Gerti: Wir Beleiterinnen sind eher im Hintergrund. Wir bieten Material an und bereiten die Umgebung vor und geben Hilfe zur Selbsthilfe. Sonst halten wir uns so viel es geht zurück bzw. animieren auch die Kinder, dass sie sich gegenseitig unterstützen, denn das ist für beide Seiten bereichernd.
Doris: Ein Material, das gerade auch sehr spannend für die Kinder ist, ist das Prickeln. Dabei haben wir für jedes Kind einen Zettel mit dem jeweiligen Namen in Großbuchstaben vorbereitet, darauf sind Punkte wo die Kinder dann alle Löcher prickeln, und dann den Namen nachnähen.
Gerti: Das Ziel das man in diesem Fall erreicht ist die Feinmotorik, eine Schreibmotorik. Dieses ganz gezielte Arbeiten an einem Punkt erfordert höchste Konzentration, Feingefühl, Feinmotorik und Ausdauer. Die Kinder haben einen enormen Spaß und Motivation dabei, weil es einfach so lustvoll ist, das was entsteht zu sehen, spüren. Die Ziele, die wir verfolgen sind prinzipiell ganz individuell darauf abgestimmt, wo die Kinder gerade in ihrer Entwicklung sind. Eine Zeitlang gab es ein großes Interesse an Zahlen - das Zählen, und später das herausfordernde Addieren und Subtrahieren. Wir haben eine Additionsschachtel gestaltet: eine Zündholzschachtel, wo in der Mitte nicht ganz durchgehend ein Steg ist mit 5 Kugeln darin. Die Schachtel kann dann zugemacht und geschüttelt werden, und wenn man sie aufmacht sind dann z.B. 3 Kugeln auf der einen und 2 auf der anderen Seite oder andere Kombinationen. Immer wieder aber ergibt es 5. Die Kinder haben dann Addition und Subtraktion mit Kärtchen nachgelegt. Dieses Material ist dann für Kinder, die schon wissen, dass es ein “dazu” und ein “weg” gibt eine lustvolle Möglichkeit die Addition und Subtraktion nachzuvollziehen.
Ruth: Für welches Alter ist das Montessori-Material?

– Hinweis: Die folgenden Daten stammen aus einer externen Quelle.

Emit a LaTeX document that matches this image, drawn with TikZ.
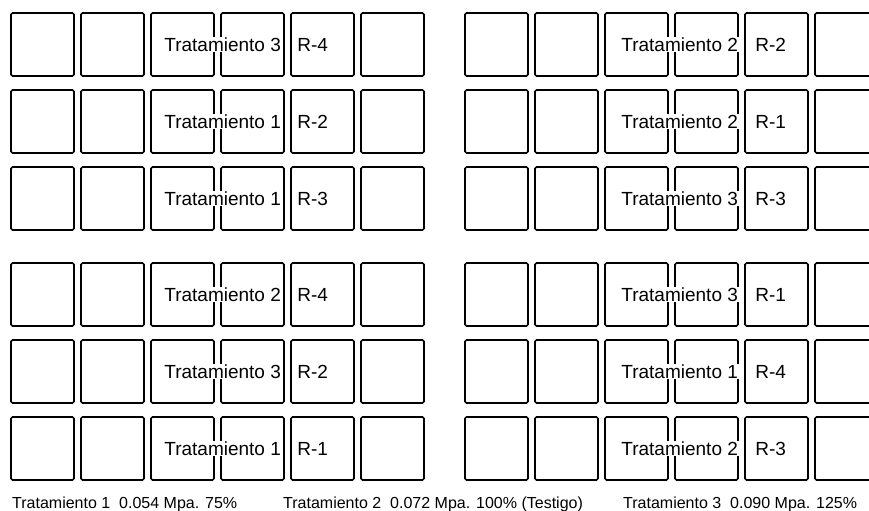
\documentclass[tikz,border=0pt]{standalone}
\usepackage{fontspec}
\setmainfont{Liberation Sans}

\begin{document}
\begin{tikzpicture}[x=1bp, y=-1bp, every node/.style={font=\fontsize{19bp}{22bp}\selectfont},
	parcela/.style={draw, line width=1.6bp, rounded corners=1.5bp, minimum width=63bp, minimum height=63bp, inner sep=0pt},
	trat/.style={fill=white, inner sep=1bp, anchor=west},
	rep/.style={inner sep=0pt, anchor=west},
	leyenda/.style={font=\fontsize{16bp}{19bp}\selectfont, anchor=base west, inner sep=0pt}]
	\useasboundingbox (0,0) rectangle (869,511);
	\clip (0,0) rectangle (869,511);
	% parcelas: dos bloques de 6 x 6
	\foreach \r/\y in {1/13, 2/90, 3/167, 4/263, 5/340, 6/417} {
		\foreach \c in {1,...,6} {
			\node[parcela] (L\r\c) at ({11+70*(\c-1)+31.5}, \y+31.5) {};
			\node[parcela] (R\r\c) at ({465+70*(\c-1)+31.5}, \y+31.5) {};
		}
	}
	% tratamientos y repeticiones
	\foreach \r/\t/\n in {1/3/4, 2/1/2, 3/1/3, 4/2/4, 5/3/2, 6/1/1} {
		\node[trat, xshift=13bp] (tL\r) at (L\r3.west) {Tratamiento \t};
		\node[rep, xshift=7bp] (nL\r) at (L\r5.west) {R-\n};
	}
	\foreach \r/\t/\n in {1/2/2, 2/2/1, 3/3/3, 4/3/1, 5/1/4, 6/2/3} {
		\node[trat, xshift=16bp] (tR\r) at (R\r3.west) {Tratamiento \t};
		\node[rep, xshift=11bp] (nR\r) at (R\r5.west) {R-\n};
	}
	% leyenda
	\node[leyenda] (ley1) at (12,508) {Tratamiento 1~ 0.054 Mpa. 75\%};
	\node[leyenda] (ley2) at (283,508) {Tratamiento 2~ 0.072 Mpa. 100\% (Testigo)};
	\node[leyenda] (ley3) at (623,508) {Tratamiento 3~ 0.090 Mpa. 125\%};
\end{tikzpicture}
\end{document}
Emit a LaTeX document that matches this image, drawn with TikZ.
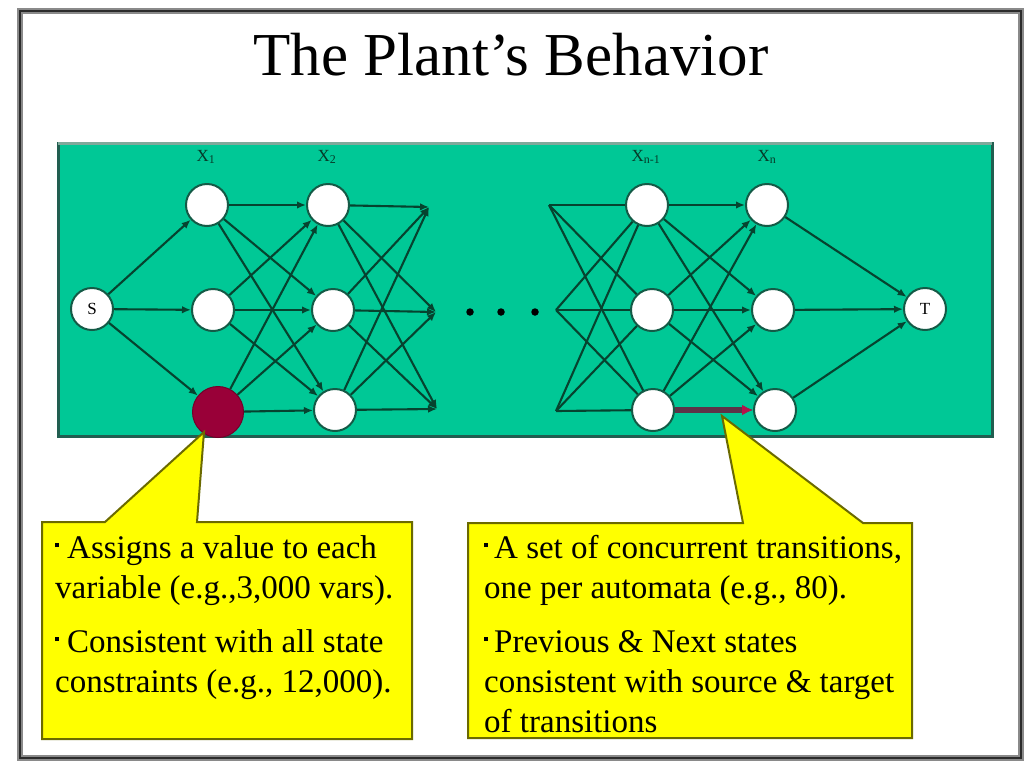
\documentclass[tikz,border=0pt]{standalone}
\usepackage{fontspec}
\setmainfont{Liberation Serif}
\usetikzlibrary{arrows.meta}

\definecolor{panel}{HTML}{00C896}
\definecolor{panelrim}{HTML}{215E50}
\definecolor{paneltop}{HTML}{7FA99B}
\definecolor{edgecol}{HTML}{06432F}
\definecolor{noderim}{HTML}{145A46}
\definecolor{labcol}{HTML}{063A28}
\definecolor{hot}{HTML}{990038}
\definecolor{hotedge}{HTML}{5C3347}
\definecolor{hottip}{HTML}{B5124A}
\definecolor{callfill}{HTML}{FFFF00}
\definecolor{callrim}{HTML}{6B6A00}
\definecolor{framecol}{HTML}{2B2B2B}
\definecolor{frameshade}{HTML}{8A8A8A}

% small square bullet used in the notes
\newcommand\notebullet[1]{\raisebox{11pt}{\rule{4pt}{4pt}}\hspace{#1}}

\begin{document}
\begin{tikzpicture}[x=1pt,y=-1pt,
  state/.style={circle, draw=noderim, line width=2pt, fill=white,
    minimum size=42pt, inner sep=0pt},
  chosen/.style={circle, draw=hot!75!black, line width=1pt, fill=hot,
    minimum size=51pt, inner sep=0pt},
  link/.style={draw=edgecol, line width=2.1pt, -{Latex[length=9pt,width=7.5pt]}},
  plain/.style={draw=edgecol, line width=2.1pt},
  hotlink/.style={draw=hotedge, line width=5.5pt,
    -{Latex[length=11pt,width=11pt,color=hottip]}},
  xlab/.style={inner sep=0pt, text=labcol, font=\fontsize{17}{17}\selectfont},
  tag/.style={inner sep=0pt, text=black, font=\fontsize{17}{17}\selectfont},
  callout/.style={fill=callfill, draw=callrim, line width=2pt, line join=miter},
  note/.style={anchor=base west, inner sep=0pt, text=black,
    font=\fontsize{33}{40}\selectfont},
  dot/.style={circle, fill=black, inner sep=0pt, minimum size=7.5pt}
]
% page and outer frame
\fill[white] (0,0) rectangle (1027,761);
\useasboundingbox (0,0) rectangle (1027,761);
\draw[frameshade, line width=6pt] (20,11) rectangle (1021,758);
\draw[framecol, line width=2.5pt] (20,11) rectangle (1021,758);

% title
\node[anchor=base, inner sep=0pt, font=\fontsize{61}{70}\selectfont] (title)
  at (511,75) {The Plant’s Behavior};

% green panel
\fill[panel] (58,143) rectangle (992,436);
\draw[panelrim, line width=3pt] (58,143) rectangle (992,436);
\draw[paneltop, line width=3pt] (58,143) -- (992,143);

% source and target
\node[state] (s) at (92,309) {};
\node[state] (t) at (925,309) {};
\node[tag] (slab) at (s) {S};
\node[tag] (tlab) at (t) {T};

% variable columns
\node[state] (p1) at (207,205) {};
\node[state] (p2) at (213,310) {};
\node[chosen] (p3) at (218,412) {};
\node[state] (q1) at (328,205) {};
\node[state] (q2) at (333,310) {};
\node[state] (q3) at (335,410) {};
\node[state] (u1) at (647,205) {};
\node[state] (u2) at (652,310) {};
\node[state] (u3) at (653,410) {};
\node[state] (v1) at (767,205) {};
\node[state] (v2) at (773,310) {};
\node[state] (v3) at (775,410) {};

% column labels
\node[xlab] (lx1) at (206,157) {X\textsubscript{1}};
\node[xlab] (lx2) at (327,157) {X\textsubscript{2}};
\node[xlab] (lx3) at (646,157) {X\textsubscript{n-1}};
\node[xlab] (lx4) at (767,157) {X\textsubscript{n}};

% loose ends around the elided columns
\coordinate (e1) at (429,207);
\coordinate (e2) at (436,312);
\coordinate (e3) at (437,409);
\coordinate (f1) at (549,205);
\coordinate (f2) at (556,310);
\coordinate (f3) at (556,411);

% ellipsis
\node[dot] (d1) at (470,312) {};
\node[dot] (d2) at (501,312) {};
\node[dot] (d3) at (535,312) {};

% transitions
\foreach \b in {1,2,3}{
  \draw[link] (s) -- (p\b);
  \draw[link] (v\b) -- (t);
}
\foreach \a in {1,2,3}{
  \foreach \b in {1,2,3}{
    \draw[link] (p\a) -- (q\b);
    \draw[link] (q\a) -- (e\b);
    \draw[plain] (f\a) -- (u\b);
    \draw[link] (u\a) -- (v\b);
  }
}
% the chosen concurrent transition
\draw[hotlink] (u3) -- (v3);

% notes
\coordinate (tip1) at (204,432);
\coordinate (tip2) at (722,416);
\filldraw[callout] (42,522) -- (105,522) -- (tip1) -- (197,522) -- (412,522)
  -- (412,739) -- (42,739) -- cycle;
\filldraw[callout] (468,523) -- (743,523) -- (tip2) -- (863,523) -- (912,523)
  -- (912,738) -- (468,738) -- cycle;

\node[note] (n1) at (55,558) {\notebullet{8pt}Assigns a value to each};
\node[note] (n2) at (55,598) {variable (e.g.,3,000 vars).};
\node[note] (n3) at (55,652) {\notebullet{8pt}Consistent with all state};
\node[note] (n4) at (55,692) {constraints (e.g., 12,000).};

\node[note] (m1) at (484,558) {\notebullet{6pt}A set of concurrent transitions,};
\node[note] (m2) at (484,598) {one per automata (e.g., 80).};
\node[note] (m3) at (484,652) {\notebullet{6pt}Previous \& Next states};
\node[note] (m4) at (484,692) {consistent with source \& target};
\node[note] (m5) at (484,732) {of transitions};
\end{tikzpicture}
\end{document}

Gerti: Im Moment haben wir eher nur die älteren Kinder mitgenommen, aber grundsätzlich ist es für alle gedacht, nach und nach haben wir auch jüngere Kinder mitgenommen die interessiert sind. Bis Ende April waren wir an unserem Montessori-Tag indoor, ab Mai wieder outdoor. Dort werden dann auch die jüngeren Kinder von unseren Experten, den älteren Kindern, gemeinsam mit uns begleitet, um die Outdoor-Materialen, und auch die robusteren Indoor-Materialen, einzuführen.
Doris: Das ist auch einer der Gründe warum wir in den nasseren Monaten einen Raum gemietet haben, weil Materialen dabei sind, die draußen kaputt oder verloren gehen können.
Gerti: Abschließend kann man sagen, dass Montessori-Pädagogik eine ganz feine Ergänzung zur Natur-und Waldpädagogik ist, rundet alles ab und fokussiert nochmal in einer anderen, intensiven Form als Bereicherung.
Ruth: Vielen Dank für das Interview!